The subject memo, citing a litany of cases, further explains that adjusting one’s status in the US has long been considered a discretionary privilege by the courts, framing it as a form of extraordinary relief requiring the presence of extra unique circumstances to justify a favorable exercise of discretion.
Thus, according to the memo, the burden of proof — a hefty one at that — must generally lie with the applicant to convince the USCIS of one’s eligibility for adjustment of status.
Still, what’s gravely concerning is that even those with valid status, including people holding dual intent visas such as H-1B and L-1A, are subject to the new policy. This means that being in compliance with the terms of one’s visa is no longer considered a guarantee of adjustment of status eligibility.
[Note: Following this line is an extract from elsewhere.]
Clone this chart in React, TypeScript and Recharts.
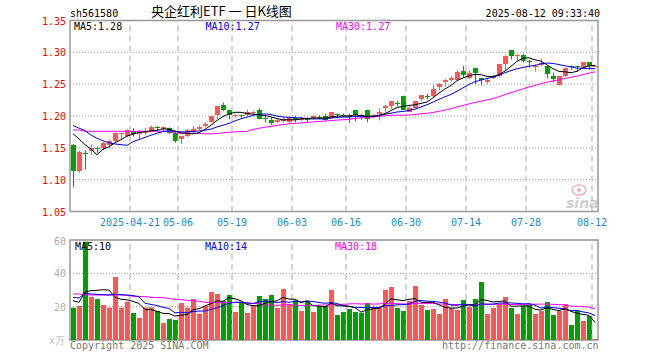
import React from 'react';
import {
  ComposedChart,
  Bar,
  Line,
  XAxis,
  YAxis,
  CartesianGrid,
  ReferenceLine,
  ReferenceArea,
} from 'recharts';

const MONO = '"DejaVu Sans Mono", monospace';
const UP = '#ff5555';
const DOWN = '#00a000';

const dates = [
  '2025-04-07', '2025-04-08', '2025-04-09', '2025-04-10', '2025-04-11', '2025-04-14', '2025-04-15', '2025-04-16', '2025-04-17', '2025-04-18',
  '2025-04-21', '2025-04-22', '2025-04-23', '2025-04-24', '2025-04-25', '2025-04-28', '2025-04-29', '2025-04-30',
  '2025-05-06', '2025-05-07', '2025-05-08', '2025-05-09', '2025-05-12', '2025-05-13', '2025-05-14', '2025-05-15', '2025-05-16',
  '2025-05-19', '2025-05-20', '2025-05-21', '2025-05-22', '2025-05-23', '2025-05-26', '2025-05-27', '2025-05-28', '2025-05-29', '2025-05-30',
  '2025-06-03', '2025-06-04', '2025-06-05', '2025-06-06', '2025-06-09', '2025-06-10', '2025-06-11', '2025-06-12', '2025-06-13',
  '2025-06-16', '2025-06-17', '2025-06-18', '2025-06-19', '2025-06-20', '2025-06-23', '2025-06-24', '2025-06-25', '2025-06-26', '2025-06-27',
  '2025-06-30', '2025-07-01', '2025-07-02', '2025-07-03', '2025-07-04', '2025-07-07', '2025-07-08', '2025-07-09', '2025-07-10', '2025-07-11',
  '2025-07-14', '2025-07-15', '2025-07-16', '2025-07-17', '2025-07-18', '2025-07-21', '2025-07-22', '2025-07-23', '2025-07-24', '2025-07-25',
  '2025-07-28', '2025-07-29', '2025-07-30', '2025-07-31', '2025-08-01', '2025-08-04', '2025-08-05', '2025-08-06', '2025-08-07', '2025-08-08',
  '2025-08-11', '2025-08-12',
];

const opens = [
  1.154, 1.113, 1.142, 1.145, 1.150, 1.150, 1.155, 1.160, 1.172, 1.168,
  1.176, 1.171, 1.174, 1.175, 1.182, 1.180, 1.181, 1.174, 1.164, 1.168,
  1.175, 1.180, 1.185, 1.191, 1.202, 1.217, 1.210, 1.200, 1.201, 1.201,
  1.205, 1.210, 1.197, 1.193, 1.191, 1.192, 1.191, 1.197, 1.194, 1.196,
  1.197, 1.199, 1.200, 1.197, 1.203, 1.202, 1.200, 1.210, 1.201, 1.210,
  1.200, 1.203, 1.212, 1.216, 1.221, 1.232, 1.207, 1.213, 1.226, 1.232,
  1.232, 1.245, 1.253, 1.256, 1.257, 1.271, 1.260, 1.276, 1.259, 1.254,
  1.260, 1.263, 1.282, 1.304, 1.294, 1.296, 1.286, 1.278, 1.280, 1.279,
  1.263, 1.249, 1.263, 1.278, 1.278, 1.275, 1.285, 1.278,
];
const highs = [
  1.156, 1.145, 1.146, 1.155, 1.151, 1.159, 1.163, 1.174, 1.174, 1.179,
  1.181, 1.178, 1.181, 1.185, 1.184, 1.184, 1.182, 1.175, 1.168, 1.179,
  1.184, 1.185, 1.190, 1.200, 1.216, 1.221, 1.210, 1.203, 1.202, 1.210,
  1.208, 1.212, 1.200, 1.198, 1.195, 1.198, 1.198, 1.200, 1.198, 1.198,
  1.201, 1.201, 1.203, 1.206, 1.204, 1.204, 1.203, 1.210, 1.203, 1.210,
  1.203, 1.212, 1.218, 1.224, 1.224, 1.232, 1.215, 1.223, 1.233, 1.235,
  1.248, 1.252, 1.258, 1.263, 1.272, 1.279, 1.272, 1.276, 1.259, 1.259,
  1.264, 1.282, 1.295, 1.304, 1.297, 1.297, 1.288, 1.281, 1.290, 1.279,
  1.268, 1.263, 1.276, 1.279, 1.279, 1.285, 1.285, 1.280,
];
const lows = [
  1.088, 1.111, 1.116, 1.139, 1.142, 1.146, 1.150, 1.158, 1.164, 1.167,
  1.168, 1.163, 1.171, 1.175, 1.178, 1.175, 1.172, 1.158, 1.156, 1.167,
  1.172, 1.178, 1.182, 1.189, 1.195, 1.208, 1.195, 1.197, 1.197, 1.200,
  1.201, 1.195, 1.190, 1.186, 1.189, 1.190, 1.189, 1.190, 1.192, 1.190,
  1.195, 1.195, 1.192, 1.196, 1.198, 1.198, 1.189, 1.192, 1.194, 1.190,
  1.196, 1.193, 1.206, 1.211, 1.215, 1.210, 1.206, 1.212, 1.223, 1.226,
  1.230, 1.240, 1.246, 1.254, 1.256, 1.261, 1.258, 1.250, 1.248, 1.251,
  1.258, 1.261, 1.272, 1.289, 1.287, 1.284, 1.276, 1.270, 1.278, 1.259,
  1.253, 1.248, 1.261, 1.272, 1.269, 1.275, 1.273, 1.277,
];
const closes = [
  1.113, 1.143, 1.141, 1.150, 1.149, 1.157, 1.161, 1.173, 1.174, 1.178,
  1.171, 1.176, 1.176, 1.183, 1.181, 1.183, 1.174, 1.161, 1.168, 1.178,
  1.179, 1.182, 1.188, 1.200, 1.216, 1.210, 1.202, 1.201, 1.200, 1.206,
  1.206, 1.196, 1.196, 1.189, 1.193, 1.195, 1.198, 1.194, 1.197, 1.195,
  1.200, 1.198, 1.193, 1.206, 1.202, 1.201, 1.199, 1.201, 1.200, 1.195,
  1.201, 1.207, 1.216, 1.223, 1.220, 1.210, 1.213, 1.223, 1.233, 1.231,
  1.243, 1.250, 1.256, 1.260, 1.269, 1.264, 1.267, 1.267, 1.257, 1.256,
  1.263, 1.282, 1.295, 1.294, 1.296, 1.287, 1.285, 1.279, 1.284, 1.266,
  1.258, 1.263, 1.276, 1.277, 1.277, 1.285, 1.279, 1.279,
];

// 成交量（万手）
const volumes = [
  19.4, 20.4, 59, 25.8, 24.6, 21, 19.4, 37.8, 19.4, 23,
  16.2, 13.2, 19.6, 19.6, 17.4, 10.2, 12.6, 12, 22.2, 19.4,
  24.6, 15.8, 20.4, 28.8, 27.6, 23.4, 27, 16.8, 22.8, 16.2,
  20.4, 26.4, 24.6, 27, 19.2, 30.6, 21.6, 23.8, 17.4, 23.4,
  16.8, 20.4, 20.4, 30, 15, 16.8, 18.6, 16.8, 16.2, 22.2,
  19.8, 19.8, 30, 31.8, 19.2, 17.4, 23.4, 32.4, 21, 18,
  18.6, 15.6, 24.6, 19.2, 18, 24, 19.8, 24.6, 34.8, 15.6,
  19.2, 21.6, 25.8, 19.2, 15.6, 20.4, 21, 15.6, 17.4, 22.8,
  15, 17.4, 21.6, 9, 17.4, 11.4, 14.4, 0.6,
];

// MA values at the left edge, where the history behind them is off screen
const ma5Head = [1.172, 1.164, 1.155, 1.148];
const ma10Head = [1.185, 1.181, 1.177, 1.170, 1.165, 1.161, 1.158, 1.156, 1.155];
const ma30Head = [
  1.178, 1.178, 1.176, 1.176, 1.176, 1.176, 1.176, 1.176, 1.176, 1.176,
  1.176, 1.176, 1.176, 1.176, 1.176, 1.176, 1.176, 1.173, 1.173, 1.173,
  1.173, 1.173, 1.172, 1.172, 1.1725, 1.1735, 1.1745, 1.175, 1.1755,
];
const vma5Head = [23.6, 22.6, 28.8, 29.6];
const vma10Head = [25.6, 25.2, 28, 27.6, 27.4, 27.2, 27, 27.4, 27.2];
const vma30Head = [
  27.6, 27.6, 27.2, 27, 27, 27, 27, 27, 27, 26.8,
  26.2, 26.2, 26, 25.6, 25.4, 25.4, 25, 24.2, 24.2, 23.8,
  23.6, 23.2, 22.6, 22.4, 22.4, 22.4, 22.4, 22.6, 22.6,
];

const tickDates = ['2025-04-21', '2025-05-06', '2025-05-19', '2025-06-03', '2025-06-16', '2025-06-30', '2025-07-14', '2025-07-28', '2025-08-12'];
const tickLabels = ['2025-04-21', '05-06', '05-19', '06-03', '06-16', '06-30', '07-14', '07-28', '08-12'];
const priceTicks = [1.05, 1.1, 1.15, 1.2, 1.25, 1.3, 1.35];
const volTicks = [20, 40, 60];

function movingAvg(values: number[], n: number, head: number[]) {
  return values.map((_, i) => {
    if (i < n - 1) return head[i];
    let s = 0;
    for (let k = i - n + 1; k <= i; k++) s += values[k];
    return s / n;
  });
}

const ma5 = movingAvg(closes, 5, ma5Head);
const ma10 = movingAvg(closes, 10, ma10Head);
const ma30 = movingAvg(closes, 30, ma30Head);
const vma5 = movingAvg(volumes, 5, vma5Head);
const vma10 = movingAvg(volumes, 10, vma10Head);
const vma30 = movingAvg(volumes, 30, vma30Head);

const rows = dates.map((date, i) => ({
  date,
  open: opens[i],
  high: highs[i],
  low: lows[i],
  close: closes[i],
  range: [lows[i], highs[i]],
  ma5: ma5[i],
  ma10: ma10[i],
  ma30: ma30[i],
  vol: volumes[i],
  vma5: vma5[i],
  vma10: vma10[i],
  vma30: vma30[i],
}));

function Candle(props: any) {
  const { x, y, width, height, payload } = props;
  if (!payload) return null;
  const { open, close, high, low } = payload;
  const color = close >= open ? UP : DOWN;
  const span = high - low;
  const py = (v: number) => (span > 0 ? y + ((high - v) / span) * height : y);
  const left = Math.floor(x);
  const w = Math.round(width);
  const mid = left + Math.floor(w / 2) + 0.5;
  const top = Math.round(py(Math.max(open, close)));
  const bottom = Math.round(py(Math.min(open, close)));
  return (
    <g>
      <line x1={mid} x2={mid} y1={py(high)} y2={py(low)} stroke={color} strokeWidth={1} />
      <rect x={left} y={top} width={w} height={Math.max(1, bottom - top)} fill={color} />
    </g>
  );
}

function VolBar(props: any) {
  const { x, y, width, height, payload } = props;
  if (!payload) return null;
  const color = payload.close >= payload.open ? UP : DOWN;
  return <rect x={Math.floor(x)} y={y} width={Math.round(width)} height={Math.max(0, height)} fill={color} />;
}

function DateTick(props: any) {
  const { x, y, payload } = props;
  const idx = tickDates.indexOf(payload.value);
  if (idx < 0) return <g />;
  return (
    <text x={x - 3} y={y + 6} textAnchor="middle" fill="#1a8ad4" fontSize={10} fontFamily={MONO}>
      {tickLabels[idx]}
    </text>
  );
}

function PriceTick(props: any) {
  const { y, payload } = props;
  return (
    <text x={66} y={y + 4} textAnchor="end" fill="#ff0000" fontSize={10} fontFamily={MONO}>
      {Number(payload.value).toFixed(2)}
    </text>
  );
}

function VolTick(props: any) {
  const { y, payload } = props;
  return (
    <text x={66} y={y + 4} textAnchor="end" fill="#aaaaaa" fontSize={10} fontFamily={MONO}>
      {payload.value}
    </text>
  );
}

export default function App() {
  return (
    <div style={{ position: 'absolute', left: 0, top: 0, width: 660, height: 360, background: '#fff' }}>
      <div style={{ position: 'absolute', left: 0, top: 0 }}>
        <ComposedChart width={660} height={240} data={rows} margin={{ top: 20.5, right: 62, bottom: 0, left: 0 }}>
          <CartesianGrid vertical={false} stroke="#999" strokeDasharray="1 2" />
          <XAxis dataKey="date" interval={0} height={28.5} tickLine={false} axisLine={false} tick={<DateTick />} />
          <YAxis
            domain={[1.05, 1.35]}
            ticks={priceTicks}
            width={70}
            tickLine={false}
            axisLine={false}
            allowDataOverflow
            tick={<PriceTick />}
          />
          {tickDates.map((d) => (
            <ReferenceLine key={d} x={d} position="start" stroke="#aaa" strokeDasharray="6 4" />
          ))}
          <Bar dataKey="range" barSize={5} shape={<Candle />} isAnimationActive={false} />
          <Line dataKey="ma30" stroke="#ff00ff" strokeWidth={1} dot={false} type="linear" isAnimationActive={false} />
          <Line dataKey="ma10" stroke="#0000ff" strokeWidth={1} dot={false} type="linear" isAnimationActive={false} />
          <Line dataKey="ma5" stroke="#000000" strokeWidth={1} dot={false} type="linear" isAnimationActive={false} />
          <ReferenceArea y1={1.05} y2={1.35} fill="none" fillOpacity={0} stroke="#999" strokeWidth={1.5} />
        </ComposedChart>
      </div>
      <div style={{ position: 'absolute', left: 0, top: 232 }}>
        <ComposedChart width={660} height={128} data={rows} margin={{ top: 8, right: 62, bottom: 20, left: 0 }}>
          <CartesianGrid vertical={false} stroke="#999" strokeDasharray="1 2" />
          <XAxis dataKey="date" hide />
          <YAxis domain={[0, 60]} ticks={volTicks} width={70} tickLine={false} axisLine={false} allowDataOverflow tick={<VolTick />} />
          {tickDates.map((d) => (
            <ReferenceLine key={d} x={d} position="start" stroke="#aaa" strokeDasharray="6 4" />
          ))}
          <Bar dataKey="vol" barSize={5} shape={<VolBar />} isAnimationActive={false} />
          <Line dataKey="vma30" stroke="#ff00ff" strokeWidth={1} dot={false} type="linear" isAnimationActive={false} />
          <Line dataKey="vma10" stroke="#0000ff" strokeWidth={1} dot={false} type="linear" isAnimationActive={false} />
          <Line dataKey="vma5" stroke="#000000" strokeWidth={1} dot={false} type="linear" isAnimationActive={false} />
          <ReferenceArea y1={0} y2={60} fill="none" fillOpacity={0} stroke="#999" strokeWidth={1.5} />
        </ComposedChart>
      </div>
      <svg width={660} height={360} style={{ position: 'absolute', left: 0, top: 0, pointerEvents: 'none' }}>
        <g fontFamily={MONO} fontSize={10}>
          <text x={70} y={16.5} fill="#000">sh561580</text>
          <text x={600} y={16.5} fill="#000" textAnchor="end">2025-08-12 09:33:40</text>
          <text x={74} y={30} fill="#000">MA5:1.28</text>
          <text x={205.5} y={30} fill="#0000ff">MA10:1.27</text>
          <text x={336} y={30} fill="#ff00ff">MA30:1.27</text>
          <text x={75} y={250} fill="#000">MA5:10</text>
          <text x={205} y={250} fill="#0000ff">MA10:14</text>
          <text x={335} y={250} fill="#ff00ff">MA30:18</text>
          <text x={70} y={349} fill="#777">Copyright 2025 SINA.COM</text>
          <text x={442} y={349} fill="#777">http://finance.sina.com.cn</text>
          <text x={49} y={344} fill="#bbb">x万</text>
        </g>
        <text x={151} y={16} fontFamily='"Noto Sans CJK SC", sans-serif' fontSize={13} fill="#000">
          央企红利ETF 一 日K线图
        </text>
        <g opacity={0.55}>
          <ellipse cx={579} cy={190} rx={7} ry={5} fill="none" stroke="#e07070" strokeWidth={1.5} />
          <circle cx={579} cy={190} r={2} fill="#e07070" />
          <text x={566} y={208} fontFamily='"DejaVu Sans", sans-serif' fontSize={14} fontWeight="bold" fontStyle="italic" fill="#aaa">
            sina
          </text>
        </g>
      </svg>
    </div>
  );
}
The most damning impact, however, is reserved for people with prior status violations who have historically been allowed to adjust status in the US, mostly immediate relatives of American citizens. Indeed, having to go through consular processing may expose these people to years, if not decades, of reentry jeopardy unless a corresponding waiver is obtained beforehand.
Despite the nasty curveball, all is not lost, however. Umpires can always walk a targeted batter to first base or eject a headhunting pitcher. Indeed, the memo, for all its sneaky origin and projected brutal impact, may still be struck down by the umpires in judicial robes as an invalid exercise of rule-making power.